Tantôt original, tantôt radical et toujours exigeant, il amène le public à stimuler son intellect, plutôt qu’à se concentrer sur des récits narratifs directs ou des personnages emblématiques. Et cette réflexion profonde se fait souvent par le prisme de la solitude, des peurs intimes et de l’aliénation, thèmes chers au cinéaste.
Son cinéma exempt de compromis, qui explore des questions universelles avec une image numérique inédite et une mise en scène singulière, démocratise le cinéma d’auteur indépendant et contribue à élargir son audience. Et bien que Denis Côté se garde de se considérer comme un chef de file du Renouveau du cinéma québécois, mouvement amorcé entre les années 2004-2005, son influence est indéniable.

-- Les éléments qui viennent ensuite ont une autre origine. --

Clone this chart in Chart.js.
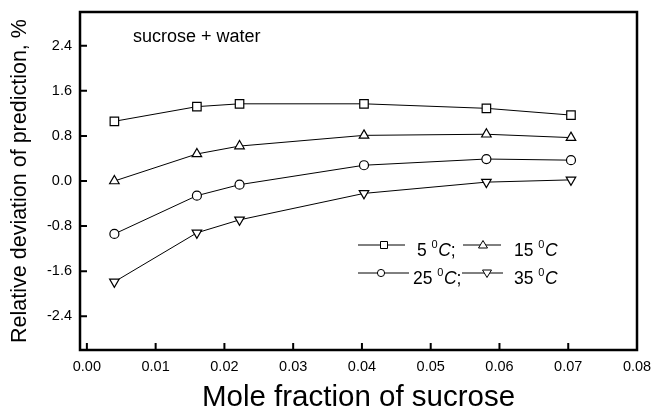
<!DOCTYPE html>
<html>
<head>
<meta charset="utf-8">
<script src="https://cdn.jsdelivr.net/npm/chart.js@4/dist/chart.umd.min.js"></script>
<style>
  html, body { margin: 0; padding: 0; background: #fff; }
  #wrap { width: 652px; height: 413px; }
</style>
</head>
<body>
<div id="wrap"><canvas id="myChart" width="652" height="413"></canvas></div>
<script>
// data
const molFraction = [0.0040, 0.0160, 0.0222, 0.0403, 0.0581, 0.0704];
const dev5C  = [1.06, 1.32, 1.37, 1.37, 1.29, 1.17];
const dev15C = [0.00, 0.48, 0.62, 0.81, 0.83, 0.77];
const dev25C = [-0.94, -0.26, -0.065, 0.28, 0.39, 0.37];
const dev35C = [-1.79, -0.92, -0.69, -0.22, -0.02, 0.02];
const xTicks = [0, 0.01, 0.02, 0.03, 0.04, 0.05, 0.06, 0.07, 0.08];
const yTicks = [-2.4, -1.6, -0.8, 0, 0.8, 1.6, 2.4];

const FONT = "'Liberation Sans', Arial, sans-serif";

function pts(ys) {
    return molFraction.map((x, i) => ({x: x, y: ys[i]}));
}

function series(label, ys, style, radius, rot) {
    return {
        label: label,
        data: pts(ys),
        borderColor: "#000",
        borderWidth: 1,
        backgroundColor: "#fff",
        pointStyle: style,
        pointRotation: rot || 0,
        pointRadius: radius,
        pointHoverRadius: radius,
        pointBorderColor: "#000",
        pointBackgroundColor: "#fff",
        pointBorderWidth: 1.2,
        tension: 0
    };
}

// little marker for the hand-drawn legend
function marker(ctx, kind, x, y) {
    ctx.beginPath();
    if (kind === "rect") {
        ctx.rect(x - 3.5, y - 3.5, 7, 7);
    } else if (kind === "circle") {
        ctx.arc(x, y, 3.6, 0, Math.PI * 2);
    } else if (kind === "up") {
        ctx.moveTo(x, y - 4.5); ctx.lineTo(x + 4.5, y + 3); ctx.lineTo(x - 4.5, y + 3); ctx.closePath();
    } else {
        ctx.moveTo(x, y + 4.5); ctx.lineTo(x + 4.5, y - 3); ctx.lineTo(x - 4.5, y - 3); ctx.closePath();
    }
    ctx.fillStyle = "#fff"; ctx.fill();
    ctx.lineWidth = 1; ctx.strokeStyle = "#000"; ctx.stroke();
}

function legendItem(ctx, kind, x1, xm, x2, y, num, tx, semi) {
    ctx.strokeStyle = "#000"; ctx.lineWidth = 1;
    ctx.beginPath(); ctx.moveTo(x1, y); ctx.lineTo(x2, y); ctx.stroke();
    marker(ctx, kind, xm, y);
    ctx.fillStyle = "#000";
    ctx.textBaseline = "alphabetic"; ctx.textAlign = "left";
    const base = y + 11;
    ctx.font = "17.5px " + FONT;
    ctx.fillText(num, tx, base);
    let cx = tx + ctx.measureText(num + " ").width;
    ctx.font = "11px " + FONT;
    ctx.fillText("0", cx, base - 8);
    cx += ctx.measureText("0").width + 0.5;
    ctx.font = "italic 17.5px " + FONT;
    ctx.fillText("C", cx, base);
    cx += ctx.measureText("C").width;
    if (semi) {
        ctx.font = "17.5px " + FONT;
        ctx.fillText(";", cx, base);
    }
}

const framePlugin = {
    id: "frame",
    afterDraw(chart) {
        const ctx = chart.ctx;
        const a = chart.chartArea;
        const xs = chart.scales.x, ys = chart.scales.y;
        ctx.save();
        ctx.strokeStyle = "#000";
        ctx.lineWidth = 2.5;
        ctx.strokeRect(a.left, a.top, a.right - a.left, a.bottom - a.top);
        ctx.lineWidth = 2;
        ctx.beginPath();
        xTicks.forEach(v => {
            const px = xs.getPixelForValue(v);
            ctx.moveTo(px, a.bottom); ctx.lineTo(px, a.bottom - 7);
        });
        yTicks.forEach(v => {
            const py = ys.getPixelForValue(v);
            ctx.moveTo(a.left, py); ctx.lineTo(a.left + 7, py);
        });
        ctx.stroke();

        ctx.fillStyle = "#000";
        ctx.font = "18px " + FONT;
        ctx.textBaseline = "middle";
        ctx.textAlign = "left";
        ctx.fillText("sucrose + water", 133, 37);

        legendItem(ctx, "rect", 358, 384, 405, 245, "5", 417, true);
        legendItem(ctx, "up", 463, 483, 501, 245, "15", 514, false);
        legendItem(ctx, "circle", 358, 381, 409, 273, "25", 413, true);
        legendItem(ctx, "down", 462, 487, 503, 273, "35", 514, false);
        ctx.restore();
    }
};

new Chart(document.getElementById("myChart"), {
    type: "line",
    data: {
        datasets: [
            series("5 °C", dev5C, "rect", 6),
            series("15 °C", dev15C, "triangle", 5.5),
            series("25 °C", dev25C, "circle", 4.5),
            series("35 °C", dev35C, "triangle", 5.5, 180)
        ]
    },
    options: {
        responsive: false,
        animation: false,
        layout: { padding: { top: 12, right: 15, left: 0, bottom: 0 } },
        plugins: {
            legend: { display: false },
            tooltip: { enabled: false }
        },
        scales: {
            x: {
                type: "linear",
                min: -0.001,
                max: 0.08,
                afterBuildTicks: s => { s.ticks = xTicks.map(v => ({value: v})); },
                afterFit: s => { s.height = 63; s.paddingLeft = 0; s.paddingRight = 0; },
                grid: { display: false, drawTicks: false },
                border: { display: false },
                ticks: {
                    color: "#000",
                    padding: 8,
                    font: { family: FONT, size: 14.5 },
                    callback: v => Number(v).toFixed(2)
                },
                title: {
                    display: true,
                    text: "Mole fraction of sucrose",
                    color: "#000",
                    font: { family: FONT, size: 29.5, lineHeight: 1 },
                    padding: { top: 0, bottom: 0 }
                }
            },
            y: {
                min: -3,
                max: 3,
                afterBuildTicks: s => { s.ticks = yTicks.map(v => ({value: v})); },
                afterFit: s => { s.width = 80; s.paddingTop = 0; s.paddingBottom = 0; },
                grid: { display: false, drawTicks: false },
                border: { display: false },
                ticks: {
                    color: "#000",
                    padding: 8,
                    font: { family: FONT, size: 14.5 },
                    callback: v => Number(v).toFixed(1)
                },
                title: {
                    display: true,
                    text: "Relative deviation of prediction, %",
                    color: "#000",
                    font: { family: FONT, size: 21.5, lineHeight: 1 },
                    padding: { top: 9, bottom: 0 }
                }
            }
        }
    },
    plugins: [framePlugin]
});
</script>
</body>
</html>
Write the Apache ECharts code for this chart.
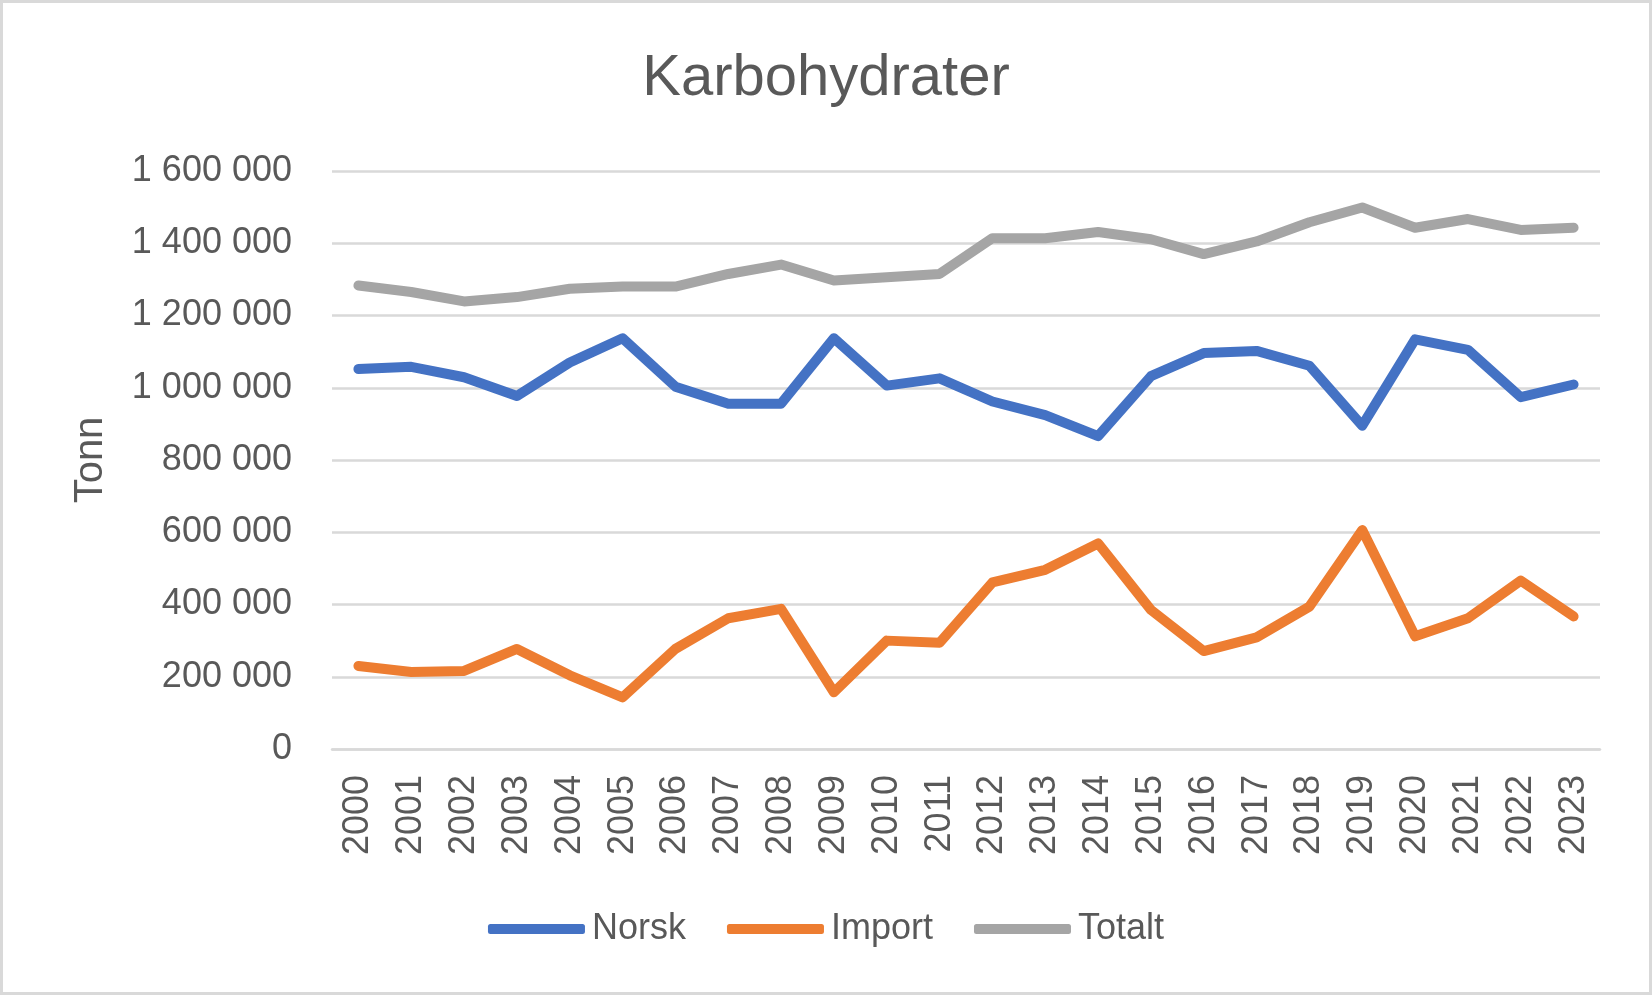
<!DOCTYPE html>
<html>
<head>
<meta charset="utf-8">
<script src="https://cdn.jsdelivr.net/npm/echarts@6/dist/echarts.min.js"></script>
<style>
html,body{margin:0;padding:0;background:#fff;}
#c{width:1652px;height:995px;}
</style>
</head>
<body>
<div id="c"></div>
<script>
const years = ['2000','2001','2002','2003','2004','2005','2006','2007','2008','2009','2010','2011','2012','2013','2014','2015','2016','2017','2018','2019','2020','2021','2022','2023'];
const norsk = [1052000,1058000,1029000,977000,1070000,1137000,1003000,956000,956000,1137000,1006000,1026000,962000,924000,866000,1032000,1096000,1102000,1061000,895000,1134000,1105000,974000,1009000];
const importData = [230000,213000,216000,277000,204000,143000,277000,362000,388000,157000,300000,294000,461000,496000,569000,385000,271000,309000,394000,606000,312000,362000,466000,367000];
const totalt = [1283000,1265000,1239000,1251000,1274000,1280000,1280000,1315000,1341000,1297000,1306000,1315000,1414000,1414000,1431000,1411000,1370000,1405000,1458000,1499000,1443000,1467000,1437000,1443000];
const seriesNames = ['Norsk','Import','Totalt'];
const titleText = 'Karbohydrater';
const yName = 'Tonn';

const FONT = "'Liberation Sans', Arial, sans-serif";
const TXT = '#595959';
const colors = ['#4472C4','#ED7D31','#A5A5A5'];

function fmt(v){
  return String(v).replace(/\B(?=(\d{3})+(?!\d))/g, ' ');
}

const chart = echarts.init(document.getElementById('c'), null, {renderer:'canvas'});
const mk = (name, data, color) => ({
  name: name,
  type: 'line',
  data: data,
  symbol: 'none',
  showSymbol: false,
  smooth: false,
  itemStyle: {color: color},
  lineStyle: {color: color, width: 10, cap: 'round', join: 'round'},
  emphasis: {disabled: true},
  animation: false
});

chart.setOption({
  animation: false,
  backgroundColor: '#ffffff',
  color: colors,
  title: {
    text: titleText,
    left: 'center',
    top: 45,
    textStyle: {fontFamily: FONT, fontSize: 58, fontWeight: 'normal', color: TXT}
  },
  graphic: [{
    type: 'rect',
    silent: true,
    shape: {x: 1.5, y: 1.5, width: 1649, height: 992},
    style: {fill: 'none', stroke: '#d9d9d9', lineWidth: 3}
  }],
  legend: {
    data: seriesNames,
    left: 'center',
    top: 906,
    icon: 'roundRect',
    itemWidth: 97,
    itemHeight: 10,
    itemGap: 41,
    textStyle: {fontFamily: FONT, fontSize: 36, color: TXT, padding: [0,0,0,2]}
  },
  grid: {left: 332, right: 52, top: 171, bottom: 246, containLabel: false},
  xAxis: {
    type: 'category',
    data: years,
    boundaryGap: true,
    axisLine: {show: true, lineStyle: {color: '#d9d9d9', width: 2.5}},
    axisTick: {show: false},
    splitLine: {show: false},
    axisLabel: {rotate: 90, margin: 26, interval: 0, fontFamily: FONT, fontSize: 36, color: TXT}
  },
  yAxis: {
    type: 'value',
    min: 0,
    max: 1600000,
    interval: 200000,
    name: yName,
    nameLocation: 'middle',
    nameRotate: 90,
    nameGap: 221,
    nameTextStyle: {fontFamily: FONT, fontSize: 40, color: TXT},
    axisLine: {show: false},
    axisTick: {show: false},
    splitLine: {show: true, lineStyle: {color: '#d9d9d9', width: 2.5}},
    axisLabel: {margin: 40, fontFamily: FONT, fontSize: 36, color: TXT, formatter: fmt}
  },
  series: [
    mk(seriesNames[0], norsk, colors[0]),
    mk(seriesNames[1], importData, colors[1]),
    mk(seriesNames[2], totalt, colors[2])
  ]
});
</script>
</body>
</html>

Même si son cheminement respecte des balises immuables, il est néanmoins teinté de la collaboration des actrices et acteurs qui le parsèment et qui lui ouvrent des perspectives inattendues sur son propre travail. Une collaboration enrichissante et réciproque, puisque le cinéaste encourage les interprètes à sortir du jeu académique pour offrir une prestation plus authentique et, bien sûr, hors du commun.
Par la langue, les problématiques qu’il aborde et les paysages régionaux qu’il met de l’avant, Denis Côté est un observateur passionné du Québec qui a su s’inscrire comme une personnalité incontournable de sa culture cinématographique… et comme une inspiration pour contribuer à élever le cinéma d’auteur indépendant sur la scène internationale, lui dont chacun des longs métrages a été présenté en première mondiale dans 5 des plus prestigieux festivals du monde.
« Ce prix, ça n’a rien à voir avec les festivals, c’est comme l’impression d’être arrivé chez moi. L’État québécois qui salue mon travail, il y a quand même une très grande fierté. C’est juste assez étrange parce que je suis encore jeune! » nuance-t-il, le sourire dans la voix.